DATA SECTION >>

★ ★ ★ ★ ★

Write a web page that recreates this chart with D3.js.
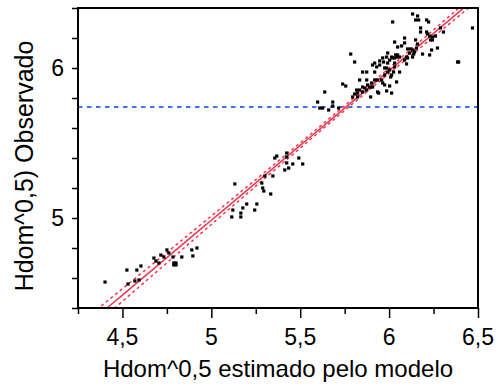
<!DOCTYPE html>
<html>
<head>
<meta charset="utf-8">
<script src="https://cdn.jsdelivr.net/npm/d3@7"></script>
<style>
  body { margin: 0; background: #fff; }
  svg { display: block; }
  text { font-family: "Liberation Sans", Arial, sans-serif; fill: #000; }
</style>
</head>
<body>
<svg id="chart"></svg>
<script>
// lower cluster
const xLow = [4.402,4.525,4.581,4.604,4.531,4.570,4.593,4.677,4.688,4.705,4.716,4.733,4.750,4.761,4.784,4.789,4.801,4.789,4.801,4.834,4.890,4.896,4.919];
const yLow = [4.573,4.653,4.653,4.680,4.560,4.580,4.587,4.733,4.713,4.700,4.753,4.740,4.787,4.767,4.740,4.700,4.700,4.687,4.687,4.740,4.787,4.747,4.800];
// middle
const xMid = [5.132,5.115,5.121,5.166,5.166,5.177,5.199,5.256,5.244,5.284,5.289,5.295,5.301,5.334,5.346,5.357,5.368,5.413,5.424,5.424,5.424,5.435,5.458,5.492,5.514,
  5.598,5.610,5.626,5.660,5.683,5.683,5.716,5.638,5.739,5.756,5.784,5.806];
const yMid = [5.227,5.007,5.053,5.007,5.033,5.067,5.093,5.093,5.053,5.233,5.200,5.180,5.280,5.160,5.280,5.400,5.413,5.320,5.433,5.407,5.367,5.333,5.360,5.400,5.360,
  5.773,5.733,5.733,5.720,5.773,5.747,5.733,5.840,5.893,5.880,6.093,6.040];
// upper cluster
const xUp = [5.795,5.806,5.817,5.823,5.834,5.823,5.834,5.851,5.874,5.851,
  5.862,5.874,5.851,5.896,5.890,5.902,5.879,5.874,5.907,5.919,
  5.930,5.907,5.919,5.919,5.935,5.958,5.964,5.941,5.935,5.947,
  5.964,5.947,5.969,5.986,5.975,6.003,5.986,6.014,5.975,5.975,
  5.992,6.003,6.020,6.031,6.042,5.992,6.014,6.037,5.986,5.992,
  6.003,6.009,6.014,6.025,6.031,6.042,6.059,6.020,6.031,6.048,
  6.070,6.048,6.059,6.031,6.087,6.087,6.098,6.087,6.098,6.104,
  6.104,6.115,6.121,6.132,6.138,6.132,6.132,6.160,6.149,6.166,
  6.177,6.177,6.149,6.160,6.154,6.143,6.188,6.211,6.222,6.211,
  6.216,6.233,6.244,6.261,6.228,6.244,6.239,6.228,6.272,6.289,
  6.306,6.469,6.385,6.391];
const yUp = [5.807,5.827,5.853,5.833,5.853,5.807,5.920,5.973,5.973,5.840,
  5.867,5.853,5.873,5.807,5.873,5.900,5.887,5.920,5.873,6.033,
  6.007,6.020,5.973,5.920,5.920,5.920,5.900,5.833,5.840,6.047,
  6.067,6.020,6.040,6.073,5.887,5.880,5.847,5.833,6.000,5.953,
  6.033,6.053,6.067,6.067,6.073,6.100,6.073,6.087,6.000,5.973,
  5.987,5.940,5.953,5.973,6.007,5.907,5.973,6.307,6.173,6.140,
  6.147,6.087,6.073,6.033,6.200,6.167,6.073,6.053,6.027,6.067,
  6.127,6.100,6.127,6.120,6.093,6.073,6.360,6.347,6.320,6.320,
  6.267,6.240,6.187,6.160,6.133,6.107,6.093,6.320,6.307,6.240,
  6.227,6.187,6.207,6.213,6.213,6.187,6.120,6.087,6.133,6.267,
  6.240,6.267,6.040,6.040];

const meanObserved = 5.74; // blue dashed line (mean of Y)
const fitIntercept = 0.0;
const fitSlope = 0.997;

const xTicks = [4.5, 5, 5.5, 6, 6.5];
const xTickLabels = ["4,5", "5", "5,5", "6", "6,5"];
const yTicks = [5, 6];
const yTickLabels = ["5", "6"];
const xTitle = "Hdom^0,5 estimado pelo modelo";
const yTitle = "Hdom^0,5) Observado";

const width = 498;
const height = 388;
const margin = { top: 8, right: 20, bottom: 80, left: 78 };

const xs = xLow.concat(xMid, xUp);
const ys = yLow.concat(yMid, yUp);
const points = xs.map((x, i) => ({ x: x, y: ys[i] }));

const x = d3.scaleLinear().domain([4.25, 6.5]).range([margin.left, width - margin.right]);
const y = d3.scaleLinear().domain([4.4, 6.4]).range([height - margin.bottom, margin.top]);

// confidence curves around the fit
const n = xs.length;
const mx = d3.mean(xs);
const sxx = d3.sum(xs, (v) => (v - mx) ** 2);
const fit = (v) => fitIntercept + fitSlope * v;
const sres = Math.sqrt(d3.sum(xs, (v, i) => (ys[i] - fit(v)) ** 2) / (n - 2));
const half = (v) => 1.97 * sres * Math.sqrt(1 / n + (v - mx) ** 2 / sxx);

const svg = d3.select("#chart").attr("width", width).attr("height", height);

svg.append("defs").append("clipPath").attr("id", "clip")
  .append("rect")
  .attr("x", margin.left).attr("y", margin.top)
  .attr("width", width - margin.left - margin.right)
  .attr("height", height - margin.top - margin.bottom);

const plot = svg.append("g").attr("clip-path", "url(#clip)");

// mean line
plot.append("line")
  .attr("x1", x(4.25)).attr("x2", x(6.5))
  .attr("y1", y(meanObserved)).attr("y2", y(meanObserved))
  .attr("stroke", "#3f74ee")
  .attr("stroke-width", 2)
  .attr("stroke-dasharray", "4.5,4.5");

const xs2 = d3.range(4.25, 6.501, 0.01);
const line = d3.line().x((d) => x(d[0])).y((d) => y(d[1]));

plot.append("path")
  .attr("d", line(xs2.map((v) => [v, fit(v) + half(v)])))
  .attr("fill", "none").attr("stroke", "#ee3a50")
  .attr("stroke-width", 1.5).attr("stroke-dasharray", "3,3");
plot.append("path")
  .attr("d", line(xs2.map((v) => [v, fit(v) - half(v)])))
  .attr("fill", "none").attr("stroke", "#ee3a50")
  .attr("stroke-width", 1.5).attr("stroke-dasharray", "3,3");
plot.append("path")
  .attr("d", line(xs2.map((v) => [v, fit(v)])))
  .attr("fill", "none").attr("stroke", "#ee3a50")
  .attr("stroke-width", 1.6);

// points
plot.append("g")
  .selectAll("rect")
  .data(points)
  .join("rect")
  .attr("x", (d) => x(d.x) - 1.6)
  .attr("y", (d) => y(d.y) - 1.6)
  .attr("width", 3.2)
  .attr("height", 3.2)
  .attr("fill", "#000");

// x axis
const xAxis = svg.append("g")
  .attr("transform", `translate(0,${height - margin.bottom})`)
  .call(d3.axisBottom(x)
    .tickValues(d3.range(4.25, 6.51, 0.25))
    .tickSize(6)
    .tickFormat(""));
xAxis.select(".domain").remove();
xAxis.selectAll(".tick line").attr("stroke", "#000").attr("stroke-width", 1.5)
  .attr("y2", (d) => (xTicks.some((t) => Math.abs(t - d) < 1e-6) ? 10 : 6));

svg.append("g").selectAll("text")
  .data(xTicks)
  .join("text")
  .attr("x", (d) => x(d))
  .attr("y", height - margin.bottom + 37)
  .attr("text-anchor", "middle")
  .style("font-size", "23px")
  .text((d, i) => xTickLabels[i]);

// y axis
const yAxis = svg.append("g")
  .attr("transform", `translate(${margin.left},0)`)
  .call(d3.axisLeft(y)
    .tickValues(d3.range(4.4, 6.41, 0.2))
    .tickSize(6)
    .tickFormat(""));
yAxis.select(".domain").remove();
yAxis.selectAll(".tick line").attr("stroke", "#000").attr("stroke-width", 1.5);

svg.append("g").selectAll("text")
  .data(yTicks)
  .join("text")
  .attr("x", margin.left - 14)
  .attr("y", (d) => y(d))
  .attr("dy", "0.35em")
  .attr("text-anchor", "end")
  .style("font-size", "23px")
  .text((d, i) => yTickLabels[i]);

// frame
svg.append("rect")
  .attr("x", margin.left).attr("y", margin.top)
  .attr("width", width - margin.left - margin.right)
  .attr("height", height - margin.top - margin.bottom)
  .attr("fill", "none")
  .attr("stroke", "#000")
  .attr("stroke-width", 2);

// titles
svg.append("text")
  .attr("x", 278)
  .attr("y", height - 11)
  .attr("text-anchor", "middle")
  .style("font-size", "24px")
  .text(xTitle);

svg.append("text")
  .attr("transform", `translate(33,166) rotate(-90)`)
  .attr("text-anchor", "middle")
  .style("font-size", "25px")
  .text(yTitle);
</script>
</body>
</html>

★ ★ ★ ★ ★

STATED TASK >> Only the count is needed: the number of lines in the data that include the word "chart".

EXPECTED ANSWER >> 3